__YOUR GOAL__:
Extract, in full, the lines below, beginning at the first and ending with the line that contains "const noteLines = ['*전세수급지수가". Pictures do not belong in the copy.

:::::

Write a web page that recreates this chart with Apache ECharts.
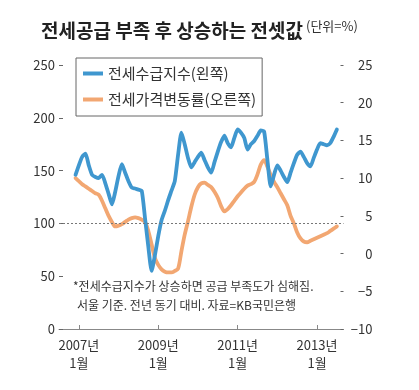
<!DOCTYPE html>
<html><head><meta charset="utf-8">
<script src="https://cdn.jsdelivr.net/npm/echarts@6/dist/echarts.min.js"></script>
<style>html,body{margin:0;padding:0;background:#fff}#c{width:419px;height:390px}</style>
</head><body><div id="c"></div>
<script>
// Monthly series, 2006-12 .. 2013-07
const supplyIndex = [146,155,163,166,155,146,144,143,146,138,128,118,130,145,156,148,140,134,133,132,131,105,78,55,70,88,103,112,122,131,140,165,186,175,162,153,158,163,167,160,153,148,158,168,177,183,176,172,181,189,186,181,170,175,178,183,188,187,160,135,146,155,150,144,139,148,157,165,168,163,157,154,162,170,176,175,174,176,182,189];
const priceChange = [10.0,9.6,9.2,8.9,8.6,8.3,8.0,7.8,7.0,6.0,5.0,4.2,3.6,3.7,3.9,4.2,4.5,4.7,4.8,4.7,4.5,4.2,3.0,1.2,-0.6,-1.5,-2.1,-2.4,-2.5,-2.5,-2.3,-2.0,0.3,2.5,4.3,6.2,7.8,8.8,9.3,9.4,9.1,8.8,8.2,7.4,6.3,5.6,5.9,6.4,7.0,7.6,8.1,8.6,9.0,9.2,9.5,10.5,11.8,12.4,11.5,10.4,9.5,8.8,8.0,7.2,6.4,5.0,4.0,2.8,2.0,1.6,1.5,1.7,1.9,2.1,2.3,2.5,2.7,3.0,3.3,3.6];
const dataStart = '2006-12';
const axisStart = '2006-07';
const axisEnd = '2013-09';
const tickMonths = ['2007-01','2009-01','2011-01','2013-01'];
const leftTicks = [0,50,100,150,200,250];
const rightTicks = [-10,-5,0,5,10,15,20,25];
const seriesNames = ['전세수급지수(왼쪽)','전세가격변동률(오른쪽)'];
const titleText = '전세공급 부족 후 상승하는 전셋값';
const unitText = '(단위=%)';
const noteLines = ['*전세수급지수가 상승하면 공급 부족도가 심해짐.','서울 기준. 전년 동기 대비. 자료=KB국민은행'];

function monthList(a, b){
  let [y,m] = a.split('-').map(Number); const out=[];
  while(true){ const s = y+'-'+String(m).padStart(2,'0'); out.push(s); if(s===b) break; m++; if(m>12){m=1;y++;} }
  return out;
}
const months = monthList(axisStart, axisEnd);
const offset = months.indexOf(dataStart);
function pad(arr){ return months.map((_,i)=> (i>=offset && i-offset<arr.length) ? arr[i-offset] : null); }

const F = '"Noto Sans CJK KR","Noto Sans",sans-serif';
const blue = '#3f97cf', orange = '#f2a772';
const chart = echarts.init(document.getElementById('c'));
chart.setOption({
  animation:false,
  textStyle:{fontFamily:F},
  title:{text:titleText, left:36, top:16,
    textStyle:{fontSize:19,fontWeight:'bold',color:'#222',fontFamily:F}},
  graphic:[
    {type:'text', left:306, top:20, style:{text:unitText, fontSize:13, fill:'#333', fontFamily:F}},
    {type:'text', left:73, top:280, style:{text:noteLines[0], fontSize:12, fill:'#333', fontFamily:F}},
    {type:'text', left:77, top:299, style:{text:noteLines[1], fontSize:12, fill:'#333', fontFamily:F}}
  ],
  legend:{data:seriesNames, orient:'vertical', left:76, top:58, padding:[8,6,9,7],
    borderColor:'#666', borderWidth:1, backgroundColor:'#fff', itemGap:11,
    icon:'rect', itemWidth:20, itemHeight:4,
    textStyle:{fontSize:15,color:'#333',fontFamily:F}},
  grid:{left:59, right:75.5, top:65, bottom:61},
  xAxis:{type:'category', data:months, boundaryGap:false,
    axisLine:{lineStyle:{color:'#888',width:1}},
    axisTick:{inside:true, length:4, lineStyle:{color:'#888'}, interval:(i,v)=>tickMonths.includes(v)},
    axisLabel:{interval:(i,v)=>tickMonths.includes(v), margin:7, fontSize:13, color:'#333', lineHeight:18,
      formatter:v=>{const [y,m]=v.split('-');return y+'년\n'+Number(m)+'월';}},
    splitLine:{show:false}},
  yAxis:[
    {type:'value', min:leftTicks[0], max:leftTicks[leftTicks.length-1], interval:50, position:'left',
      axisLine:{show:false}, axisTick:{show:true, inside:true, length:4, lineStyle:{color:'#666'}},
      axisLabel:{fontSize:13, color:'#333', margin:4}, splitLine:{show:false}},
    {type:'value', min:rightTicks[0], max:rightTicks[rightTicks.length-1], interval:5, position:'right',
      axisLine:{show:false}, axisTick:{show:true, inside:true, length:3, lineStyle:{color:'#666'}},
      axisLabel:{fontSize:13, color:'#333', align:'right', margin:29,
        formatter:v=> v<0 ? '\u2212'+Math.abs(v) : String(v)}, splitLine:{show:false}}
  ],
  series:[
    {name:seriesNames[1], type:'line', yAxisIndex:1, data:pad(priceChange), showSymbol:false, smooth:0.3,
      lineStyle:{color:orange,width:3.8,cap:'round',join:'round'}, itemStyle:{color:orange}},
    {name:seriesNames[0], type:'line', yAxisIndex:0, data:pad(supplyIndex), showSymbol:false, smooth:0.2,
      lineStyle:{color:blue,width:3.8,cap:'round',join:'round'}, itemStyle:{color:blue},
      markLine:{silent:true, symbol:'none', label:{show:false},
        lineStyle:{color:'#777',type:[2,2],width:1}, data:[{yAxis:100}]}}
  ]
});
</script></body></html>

:::::

__CORRECT OUTPUT__:
Write a web page that recreates this chart with Apache ECharts.
<!DOCTYPE html>
<html><head><meta charset="utf-8">
<script src="https://cdn.jsdelivr.net/npm/echarts@6/dist/echarts.min.js"></script>
<style>html,body{margin:0;padding:0;background:#fff}#c{width:419px;height:390px}</style>
</head><body><div id="c"></div>
<script>
// Monthly series, 2006-12 .. 2013-07
const supplyIndex = [146,155,163,166,155,146,144,143,146,138,128,118,130,145,156,148,140,134,133,132,131,105,78,55,70,88,103,112,122,131,140,165,186,175,162,153,158,163,167,160,153,148,158,168,177,183,176,172,181,189,186,181,170,175,178,183,188,187,160,135,146,155,150,144,139,148,157,165,168,163,157,154,162,170,176,175,174,176,182,189];
const priceChange = [10.0,9.6,9.2,8.9,8.6,8.3,8.0,7.8,7.0,6.0,5.0,4.2,3.6,3.7,3.9,4.2,4.5,4.7,4.8,4.7,4.5,4.2,3.0,1.2,-0.6,-1.5,-2.1,-2.4,-2.5,-2.5,-2.3,-2.0,0.3,2.5,4.3,6.2,7.8,8.8,9.3,9.4,9.1,8.8,8.2,7.4,6.3,5.6,5.9,6.4,7.0,7.6,8.1,8.6,9.0,9.2,9.5,10.5,11.8,12.4,11.5,10.4,9.5,8.8,8.0,7.2,6.4,5.0,4.0,2.8,2.0,1.6,1.5,1.7,1.9,2.1,2.3,2.5,2.7,3.0,3.3,3.6];
const dataStart = '2006-12';
const axisStart = '2006-07';
const axisEnd = '2013-09';
const tickMonths = ['2007-01','2009-01','2011-01','2013-01'];
const leftTicks = [0,50,100,150,200,250];
const rightTicks = [-10,-5,0,5,10,15,20,25];
const seriesNames = ['전세수급지수(왼쪽)','전세가격변동률(오른쪽)'];
const titleText = '전세공급 부족 후 상승하는 전셋값';
const unitText = '(단위=%)';
const noteLines = ['*전세수급지수가 상승하면 공급 부족도가 심해짐.','서울 기준. 전년 동기 대비. 자료=KB국민은행'];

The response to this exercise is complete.